Solar water pumping system (SWPS) is reliable and beneficial for Indian farmers in irrigation and crop production without accessing utility. The capability of easy installation and deployment, makes it an attractive option in remote areas without grid access. The selection of portable solar based pumps is pertaining to its longer life and economic viability due to lower running cost. The work presented in this manuscript intends to demonstrate performance analysis of portable systems. Consequent investigation reveals PSWS as the emerging option for rural household and marginal farmers. This can be attributed to the fact that, a considerable portion (around 45.7%) of the country's land is farmland and irrigation options are yet to reach farmers who entirely rely on rain water at present for harvesting of the crops. According to census 2010-2011 tube wells are the main source for irrigation amongst all other sources followed by canals.

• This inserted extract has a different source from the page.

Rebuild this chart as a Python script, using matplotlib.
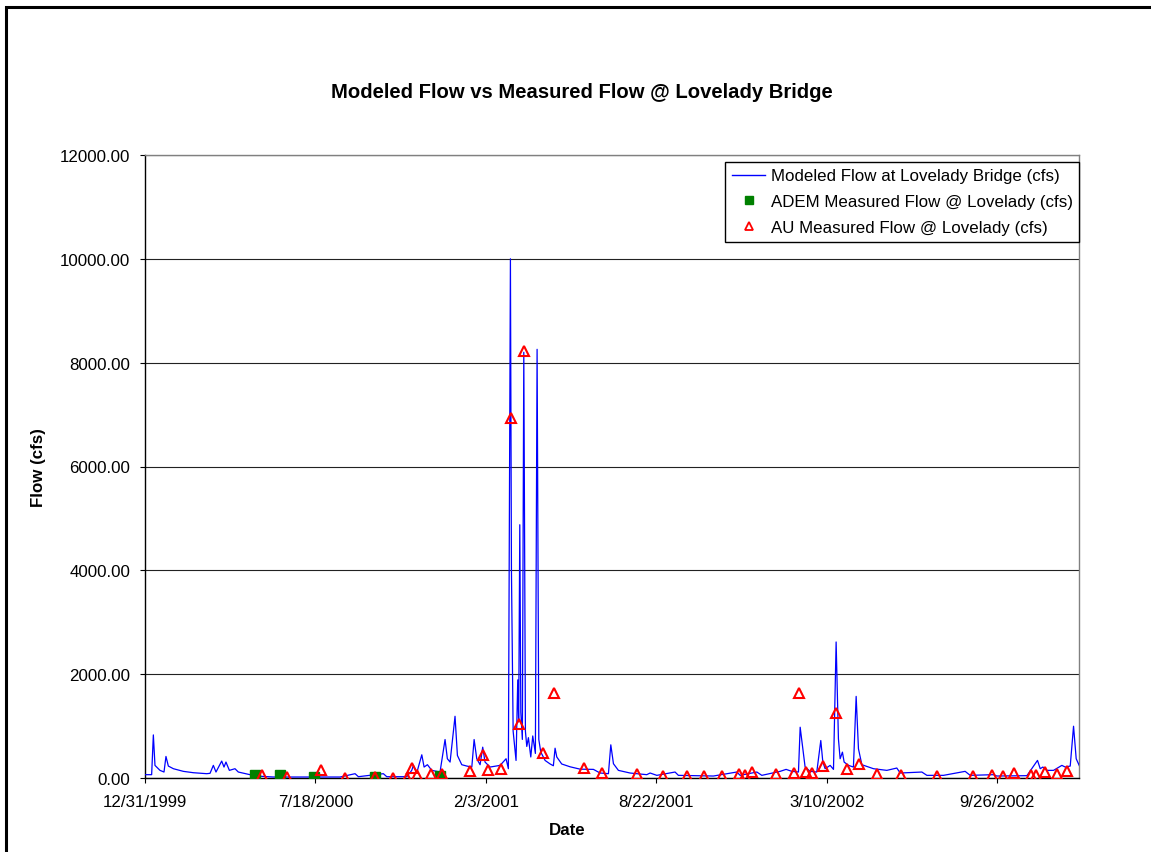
import datetime as dt
import matplotlib
matplotlib.use("Agg")
import matplotlib.pyplot as plt
import matplotlib.dates as mdates
from matplotlib.patches import Rectangle
from matplotlib.lines import Line2D
from matplotlib.ticker import FuncFormatter, FixedLocator

plt.rcParams['font.family'] = ['Liberation Sans', 'DejaVu Sans']

BASE = dt.datetime(1999, 12, 31)

# Modeled flow (day offset from 12/31/1999, cfs)
model_day = [0, 7.8, 9.8, 11.7, 17.6, 22.3, 24.6, 27.4, 33.3, 45, 56.7, 72.4, 76.3, 80.2,
             83.3, 90, 92.7, 95, 99, 105.6, 109.5, 123.2, 131, 150.6, 228.9, 246.5, 250.4,
             279.7, 283.7, 307.2, 313, 315, 318.9, 324.8, 327.5, 331.4, 336.5, 346.2, 352.1,
             354.8, 358, 363.8, 366.6, 371.7, 377.6, 383.5, 386.2, 389.3, 393.2, 396.3, 399,
             404.9, 416.7, 423.7, 426.4, 428.8, 430, 432, 435.4, 437.4, 438.5, 439.8, 441,
             442.8, 444.5, 446.4, 448, 449.9, 452.7, 455, 458.1, 460.1, 462.1, 464.4, 469.5,
             475.4, 479.2, 481.2, 483.2, 489, 498.8, 510.6, 526.2, 534, 543.8, 546.6, 549.7,
             555.5, 569.2, 588.8, 592.7, 600.6, 622, 625.9, 667, 694.4, 698.4, 718, 723.8,
             745.3, 752.3, 759, 766.8, 768.8, 771.9, 774.6, 780.5, 788.3, 793, 795.4, 798.1,
             804, 807.9, 811, 813.7, 815.7, 818.4, 820.4, 825.5, 831.3, 834.5, 837.2, 841.2,
             854.8, 870.5, 882.2, 886.2, 911.6, 917.5, 937, 962.4, 968.3, 995.7, 999.6,
             1034.9, 1047.3, 1050.5, 1053.6, 1058.3, 1066.1, 1075.9, 1079.8, 1085.7, 1089.6,
             1092.7, 1096.6]
model_flow = [64, 64, 830, 243, 147, 115, 415, 230, 179, 128, 102, 83, 90, 243,
              115, 326, 211, 307, 147, 179, 115, 64, 38, 19, 19, 83, 25,
              83, 25, 25, 147, 243, 100, 447, 211, 256, 147, 115, 741,
              371, 307, 1189, 434, 256, 230, 211, 741, 371, 256, 594, 307,
              211, 243, 371, 179, 10000, 4000, 900, 338, 1890, 1080, 4878, 1270,
              743, 8200, 900, 608, 777, 405, 810, 473, 8257, 743, 500, 338,
              270, 236, 574, 405, 270, 216, 170, 166, 96, 83, 639, 275,
              147, 96, 64, 96, 51, 115, 51, 38, 115, 51, 115, 51,
              128, 166, 128, 115, 978, 562, 211, 128, 115, 722, 307, 179,
              243, 166, 2620, 754, 371, 498, 307, 243, 211, 1572, 562, 256,
              179, 147, 192, 96, 115, 51, 51, 128, 51, 64, 38,
              45, 339, 179, 211, 147, 147, 243, 211, 230, 997,
              371, 230]

# ADEM measured flow
adem_day = [129.1, 158.5, 198.7, 270.3, 346.2]
adem_flow = [64, 51, 19, 19, 32]

# AU measured flow
au_day = [137.7, 166.3, 206.6, 234.7, 270.3, 290.7, 307.2, 313.7, 318.9, 335.3, 348.2,
          381.5, 396.3, 403, 417.8, 429.3, 439, 445.2, 466.8, 480.4, 515.5, 536.7,
          577.8, 608.3, 635.8, 656.1, 676.9, 697.2, 704.2, 712.1, 740.6, 761.7, 767.6,
          775.8, 782.5, 796.1, 811, 824.3, 838, 858.8, 887, 929.9, 972.2, 993.8,
          1007.4, 1019.9, 1039.6, 1045.8, 1056.3, 1070.1, 1082.5]
au_flow = [51, 10, 147, 5, 19, 5, 5, 192, 64, 83, 83,
           128, 434, 147, 169, 6926, 1047, 8223, 486, 1635, 190, 96,
           83, 32, 32, 32, 32, 83, 51, 115, 83, 96, 1636,
           115, 96, 230, 1252, 166, 268, 83, 51, 32, 32, 51,
           32, 96, 51, 51, 115, 83, 128]

xtick_days = [0, 200, 400, 600, 800, 1000]
ytick_vals = [0, 2000, 4000, 6000, 8000, 10000, 12000]
x_max_day = 1096

title = "Modeled Flow vs Measured Flow @ Lovelady Bridge"
xlabel = "Date"
ylabel = "Flow (cfs)"
labels = ["Modeled Flow at Lovelady Bridge (cfs)",
          "ADEM Measured Flow @ Lovelady (cfs)",
          "AU Measured Flow @ Lovelady (cfs)"]


def to_dates(days):
    return [BASE + dt.timedelta(days=float(d)) for d in days]


W, H = 1151, 853
fig = plt.figure(figsize=(W / 100, H / 100), dpi=100)
fig.patch.set_facecolor('white')

# outer chart border (clipped at right/bottom as in reference)
fig.patches.append(Rectangle((5.5 / W, -0.2), 1.5, 1.2 - 7.5 / H,
                             transform=fig.transFigure, fill=False,
                             edgecolor='black', linewidth=2.2))

ax = fig.add_axes([145 / W, 1 - 779 / H, 934 / W, 623 / H])

ax.plot(to_dates(model_day), model_flow, color='#0000FF', lw=0.9, zorder=3)
ax.plot(to_dates(adem_day), adem_flow, ls='none', marker='s', markersize=7,
        color='#008000', zorder=4)
ax.plot(to_dates(au_day), au_flow, ls='none', marker='^', markersize=7.5,
        markerfacecolor='none', markeredgecolor='#FF0000', markeredgewidth=1.5,
        zorder=5)

ax.set_xlim(BASE, BASE + dt.timedelta(days=x_max_day))
ax.set_ylim(0, 12000)
ax.xaxis.set_major_locator(FixedLocator([mdates.date2num(d) for d in to_dates(xtick_days)]))


def fmt_date(x, pos):
    d = mdates.num2date(x)
    return f"{d.month}/{d.day}/{d.year}"


ax.xaxis.set_major_formatter(FuncFormatter(fmt_date))
ax.set_yticks(ytick_vals)
ax.yaxis.set_major_formatter(FuncFormatter(lambda v, p: f"{v:.2f}"))

ax.yaxis.grid(True, color='#222222', lw=0.8)
ax.set_axisbelow(True)
ax.tick_params(axis='both', direction='out', length=3.8, width=0.8,
               labelsize=12.2, colors='black')
ax.tick_params(axis='y', pad=7)
ax.tick_params(axis='x', pad=8)
for s in ['left', 'bottom']:
    ax.spines[s].set_color('black')
    ax.spines[s].set_linewidth(1.0)
for s in ['top', 'right']:
    ax.spines[s].set_color('#808080')
    ax.spines[s].set_linewidth(1.0)

fig.text(582 / W, 1 - 92 / H, title, ha='center', va='center',
         fontsize=14.6, fontweight='bold')
fig.text(567 / W, 1 - 831 / H, xlabel, ha='center', va='center',
         fontsize=12.2, fontweight='bold')
fig.text(39 / W, 1 - 468 / H, ylabel, ha='center', va='center', rotation=90,
         fontsize=12.2, fontweight='bold')

handles = [Line2D([], [], color='#0000FF', lw=1.0),
           Line2D([], [], ls='none', marker='s', markersize=5.5, color='#008000'),
           Line2D([], [], ls='none', marker='^', markersize=5.5, markerfacecolor='none',
                  markeredgecolor='#FF0000', markeredgewidth=1.3)]
leg = ax.legend(handles, labels, loc='upper right',
                bbox_to_anchor=(1.0, 1 - 7 / 623),
                bbox_transform=ax.transAxes, borderaxespad=0, fancybox=False,
                framealpha=1, edgecolor='black', fontsize=12.2,
                handlelength=2.0, handletextpad=0.3, borderpad=0.38,
                labelspacing=0.64)
leg.get_frame().set_linewidth(1.0)

fig.savefig('out.png', dpi=100)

Out of the total 64.57-million-hectare net irrigation area, 48.16% is accounted by small and marginal holdings, 43.77% by semi-medium and medium holdings, and 8.07% by large holdings. As per 2015-16 census data, nearly 100 million farming households would struggle to make ends meet. The work included in this manuscript, presents the performance of different commercial brands and different technologies of DC surface solar water micro pumping systems have been studied (specifically, the centrifugal and reciprocating type pumps have been considered for analysis). The performance of the pumping systems has been analyzed and data is evaluated in terms of quantity of water impelled for specific head. The reciprocating pump has been observed to deliver the best system efficiency.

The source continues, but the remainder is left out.